The training for the legacy software was complex. But a new paradigm has surfaced from consumer technology. Just think about your teenagers, how many of them have to go to two weeks of technical training to be taught how to use their new smartphones?

You would have the "power user" in your organization that you would call for issues. Often, that power user would have to go back to the software company for answers, taking even more time. The new software is more manageable for any user to pick up. Questions are easily solved by any user based on the knowledge published by the company.

But despite these apparent advantages, It still takes a champion, thinking strategically, to lead substantial change in an organization. Digital transformation is not just adopting new technology, like the PetroVisor™ Platform. It is re-imaging your business to leap forward, overcoming today's inefficiencies, as well as the ones you know are coming right around the corner.

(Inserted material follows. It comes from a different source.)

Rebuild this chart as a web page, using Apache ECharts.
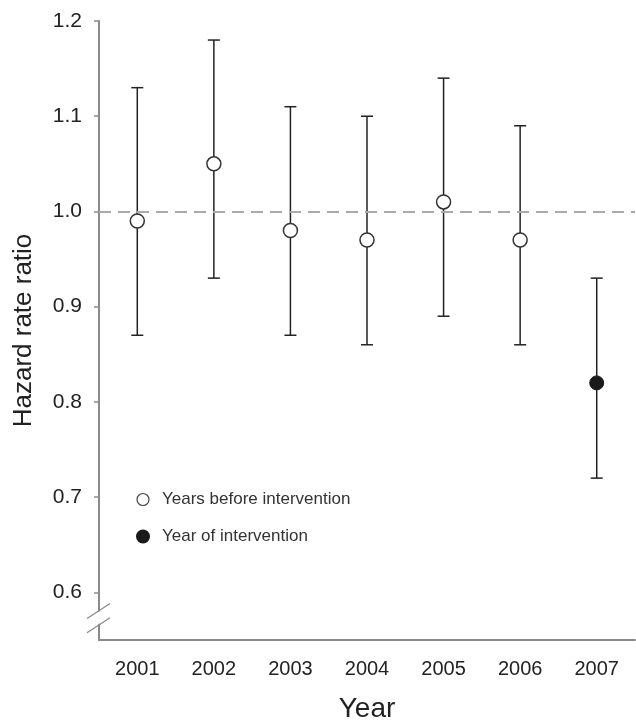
<!DOCTYPE html>
<html>
<head>
<meta charset="utf-8">
<script src="https://cdn.jsdelivr.net/npm/echarts@6/dist/echarts.min.js"></script>
<style>html,body{margin:0;padding:0;background:#fff}#c{width:636px;height:720px}</style>
</head>
<body>
<div id="c"></div>
<script>
var years = ['2001','2002','2003','2004','2005','2006','2007'];
var ratio = [0.99, 1.05, 0.98, 0.97, 1.01, 0.97, 0.82];
var lower = [0.87, 0.93, 0.87, 0.86, 0.89, 0.86, 0.72];
var upper = [1.13, 1.18, 1.11, 1.10, 1.14, 1.09, 0.93];
var interventionIndex = 6;
var yTicks = [0.6, 0.7, 0.8, 0.9, 1.0, 1.1, 1.2];
var refValue = 1.0;
var legendNames = ['Years before intervention', 'Year of intervention'];

var beforeData = [], ofData = [], barData = [];
for (var i = 0; i < years.length; i++) {
  if (i === interventionIndex) ofData.push([years[i], ratio[i]]);
  else beforeData.push([years[i], ratio[i]]);
  barData.push([i, lower[i], upper[i]]);
}

var chart = echarts.init(document.getElementById('c'));
var axisCol = '#8a8a8a';
var font = 'Liberation Sans, Arial, sans-serif';

chart.setOption({
  animation: false,
  grid: { left: 99, right: 1, top: 21, bottom: 80, containLabel: false, outerBoundsMode: 'none' },
  legend: {
    orient: 'vertical', left: 131, top: 486, itemGap: 20,
    itemWidth: 12, itemHeight: 12,
    textStyle: { fontSize: 17, color: '#333', fontFamily: font, padding: [0,0,0,8] },
    data: [
      { name: legendNames[0], icon: 'circle', itemStyle: { color: '#fff', borderColor: '#444', borderWidth: 1.2 } },
      { name: legendNames[1], icon: 'circle', itemStyle: { color: '#1a1a1a', borderColor: '#1a1a1a' } }
    ],
    selectedMode: false
  },
  xAxis: {
    type: 'category', data: years, boundaryGap: true,
    name: 'Year', nameLocation: 'middle', nameGap: 55,
    nameTextStyle: { fontSize: 28, color: '#222', fontFamily: font },
    axisLine: { lineStyle: { color: axisCol, width: 2 } },
    axisTick: { alignWithLabel: true, length: 5, lineStyle: { color: axisCol, width: 1.5 } },
    axisLabel: { fontSize: 20, color: '#222', fontFamily: font, margin: 19 },
    splitLine: { show: false }
  },
  yAxis: {
    type: 'value', min: 0.55, max: 1.2,
    name: 'Hazard rate ratio', nameLocation: 'middle', nameGap: 62, nameRotate: 90,
    nameTextStyle: { fontSize: 26, color: '#222', fontFamily: font },
    axisLine: { show: true, lineStyle: { color: axisCol, width: 2 } },
    axisTick: { show: true, length: 5, customValues: yTicks, lineStyle: { color: axisCol, width: 1.5 } },
    axisLabel: { fontSize: 21, color: '#222', fontFamily: font, margin: 17, customValues: yTicks,
      formatter: function (v) { return v.toFixed(1); } },
    splitLine: { show: false }
  },
  series: [
    {
      type: 'custom', name: 'ci', silent: true, z: 2,
      data: barData,
      renderItem: function (params, api) {
        var x = api.value(0);
        var lo = api.coord([x, api.value(1)]);
        var hi = api.coord([x, api.value(2)]);
        var hw = 6;
        var st = { stroke: '#222', lineWidth: 1.5 };
        return { type: 'group', children: [
          { type: 'line', shape: { x1: lo[0], y1: lo[1], x2: hi[0], y2: hi[1] }, style: st },
          { type: 'line', shape: { x1: lo[0]-hw, y1: lo[1], x2: lo[0]+hw, y2: lo[1] }, style: st },
          { type: 'line', shape: { x1: hi[0]-hw, y1: hi[1], x2: hi[0]+hw, y2: hi[1] }, style: st }
        ]};
      },
      markLine: {
        silent: true, symbol: 'none', label: { show: false },
        lineStyle: { color: '#aaaaaa', type: [12, 7], width: 2 },
        data: [{ yAxis: refValue }]
      }
    },
    {
      type: 'scatter', name: legendNames[0], data: beforeData, symbol: 'circle', symbolSize: 14, z: 5,
      itemStyle: { color: '#fff', borderColor: '#333', borderWidth: 1.5, opacity: 1 }
    },
    {
      type: 'scatter', name: legendNames[1], data: ofData, symbol: 'circle', symbolSize: 14, z: 5,
      itemStyle: { color: '#1a1a1a', borderColor: '#1a1a1a', borderWidth: 1, opacity: 1 }
    }
  ]
});

// axis break marker on the y axis
var pA = chart.convertToPixel({ gridIndex: 0 }, [0, 0.581]);
var pB = chart.convertToPixel({ gridIndex: 0 }, [0, 0.566]);
var ax = 99;
var yA = pA[1], yB = pB[1];
chart.setOption({
  graphic: [
    { type: 'rect', shape: { x: ax - 3, y: yA + 1, width: 6, height: yB - yA - 2 }, style: { fill: '#fff' }, z: 100 },
    { type: 'line', shape: { x1: ax - 12, y1: yA + 8, x2: ax + 11, y2: yA - 7 }, style: { stroke: axisCol, lineWidth: 1.3 }, z: 101 },
    { type: 'line', shape: { x1: ax - 12, y1: yB + 8, x2: ax + 11, y2: yB - 7 }, style: { stroke: axisCol, lineWidth: 1.3 }, z: 101 }
  ]
});
</script>
</body>
</html>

Let's take Hollywood as an example. For the next 2-3 years, people are not going to go to a movie theater. The whole idea puts people into sweats. Maybe some high end, niche theaters will make it, but most movie theaters are going out of business. Better popcorn, nicer seats, better sound systems, or larger screens are not going to get people to come back to the cinema right now. People want entertainment streaming in their homes and on their phones. People won't even care about the actors' names, as long as they are good, and access is easy.

What is the future of oil and gas? There are indeed many voices that are saying keep It in the ground and move faster to alternative sources of energy. While you are going to the trouble of adopting a new way to share information, to automated, standardized workflows, to install a platform for advanced analytics, you might as well add one more challenge to the mix and re-imagine how you want to work. I didn't' say this would be easy, but putting a band-aid on today's integration challenges isn't going to be enough, and you already know that.

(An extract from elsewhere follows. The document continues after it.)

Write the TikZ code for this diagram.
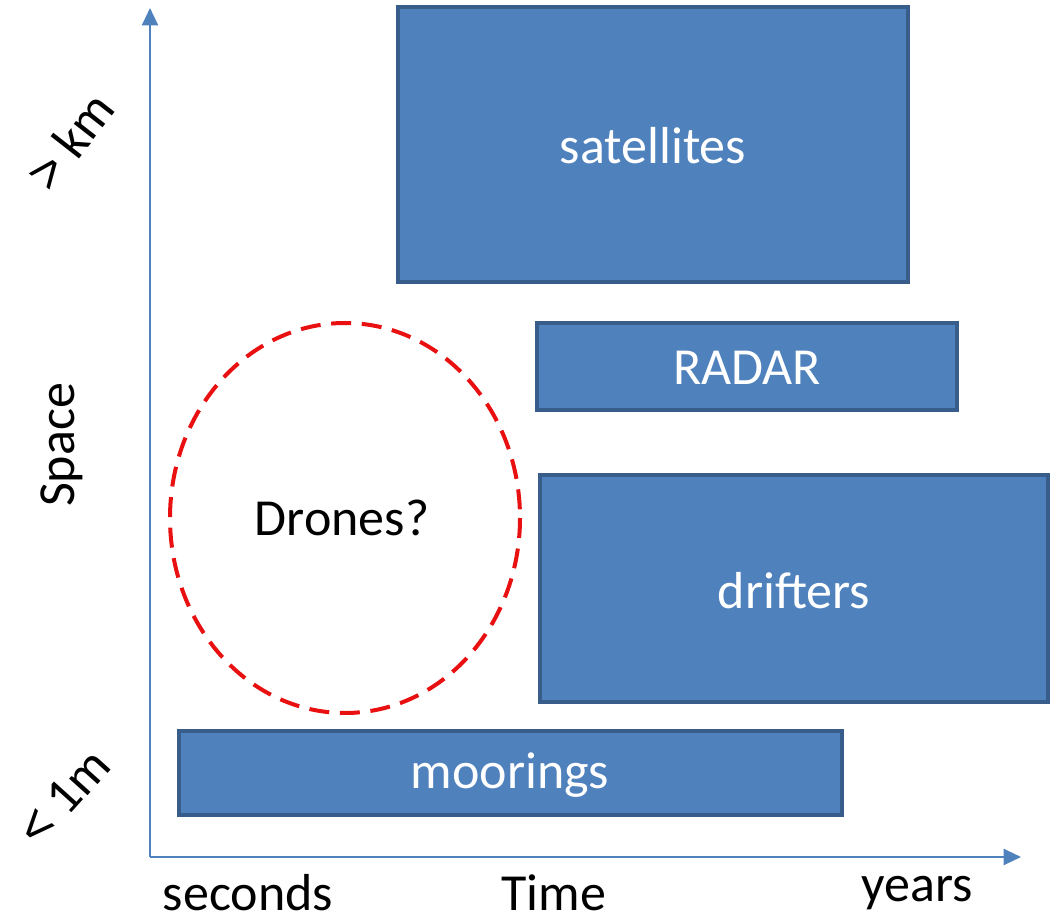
\documentclass[tikz,border=0pt]{standalone}
\usepackage{fontspec}
\setmainfont{Carlito}
\newfontfamily\chevfont{Liberation Sans}
\usetikzlibrary{arrows.meta}
\definecolor{boxfill}{HTML}{4F81BD}
\definecolor{boxline}{HTML}{385D8A}
\definecolor{dronered}{HTML}{E81010}
\begin{document}
\begin{tikzpicture}[x=0.75pt,y=-0.75pt,
  inst/.style={draw=boxline,fill=boxfill,line width=2.4pt},
  instlabel/.style={text=white,font=\fontsize{39}{46}\selectfont},
  axislabel/.style={text=black,font=\fontsize{39}{46}\selectfont},
  axis/.style={draw=boxfill,line width=1.6pt,-{Triangle[length=13pt,width=12pt]}}]
\useasboundingbox (0,0) rectangle (1056,923);
% instruments
\draw[inst] (398,7) rectangle (908,282);
\node[instlabel] (sat) at (653,146) {satellites};
\draw[inst] (537,323) rectangle (957,410);
\node[instlabel] (radar) at (747,368) {RADAR};
\draw[inst] (540,475) rectangle (1048,702);
\node[instlabel] (drift) at (794,591) {drifters};
\draw[inst] (179,731) rectangle (842,815);
\node[instlabel] (moor) at (510,775) {moorings};
% drones ellipse
\draw[dronered,line width=3pt,dash pattern=on 15pt off 8pt] (345,518) ellipse [x radius=175,y radius=195];
\node[axislabel] (drones) at (342,518) {Drones?};
% axes
\coordinate (origin) at (150,857);
\coordinate (ytip) at (150,8);
\coordinate (xtip) at (1021,857);
\draw[axis] (origin) -- (ytip);
\draw[axis] (origin) -- (xtip);
% axis labels
\node[axislabel,rotate=90] (space) at (62,445) {Space};
\node[axislabel,rotate=52,inner sep=0pt] (km) at (70,141) {{\chevfont >} km};
\node[axislabel,rotate=48,inner sep=0pt] (onem) at (64,797) {{\chevfont <} 1m};
\node[axislabel,inner sep=1pt] (sec) at (248,893) {seconds};
\node[axislabel,inner sep=1pt] (time) at (554,893) {Time};
\node[axislabel,inner sep=1pt] (years) at (917,893) {years};
\end{tikzpicture}
\end{document}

Will companies be willing to pay for geoscience, reservoir engineering, drilling, and completions expertise, or will an industry knowledge-as-a-service model be more effective? Where is the most profitable place in the new energy industry value chain going to be? The answer probably lies in your corporate databases, but can you find it and run the right model to help you better predict the future? Uber has made the taxi driver and their vehicle a commodity, not an employee or company capital expense, and everyone is getting pulled into the data science aspect no the physical asset management. Is data the new oil? It most certainly is becoming a more critical enterprise asset. Are you happy with the way your company handles this emerging source of value? Where in the energy supply chain do you want to aim for in your strategic plan?

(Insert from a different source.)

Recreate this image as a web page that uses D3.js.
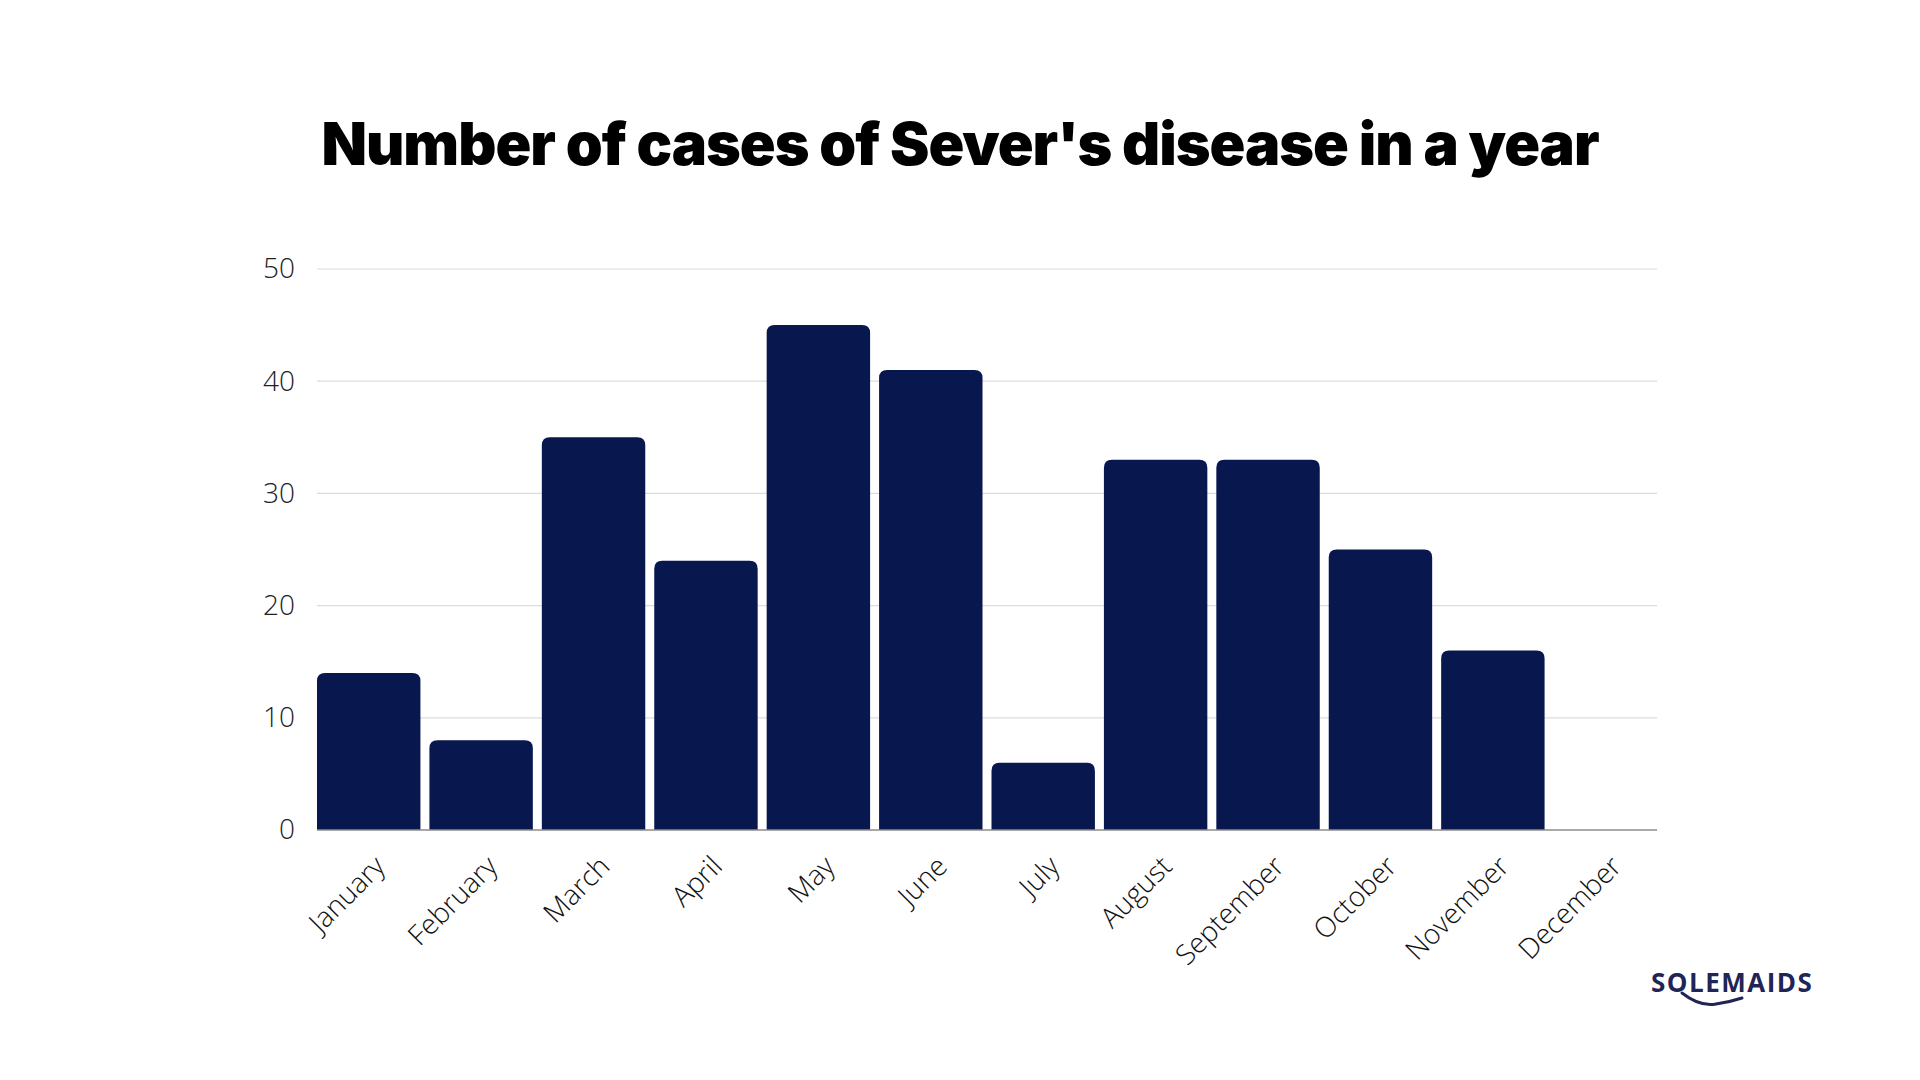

There are undoubtedly several difficult challenges that the C-Suite is struggling with, but the future is more than just getting the right price for crude oil and natural gas and getting the best leases in the basin's sweet-spot before the price skyrockets. Those are still important questions, but so are the role of system thinking and strategic architecture. Strategy or Tactics, where do you measure value?

Getting back to our salesman's dilemma, he now knows he has to vet his customer just as they vet him. They have the money to buy his product but do they have the vision to use it well. The challenge is becoming a partner, not just a supplier, to an industry in transition.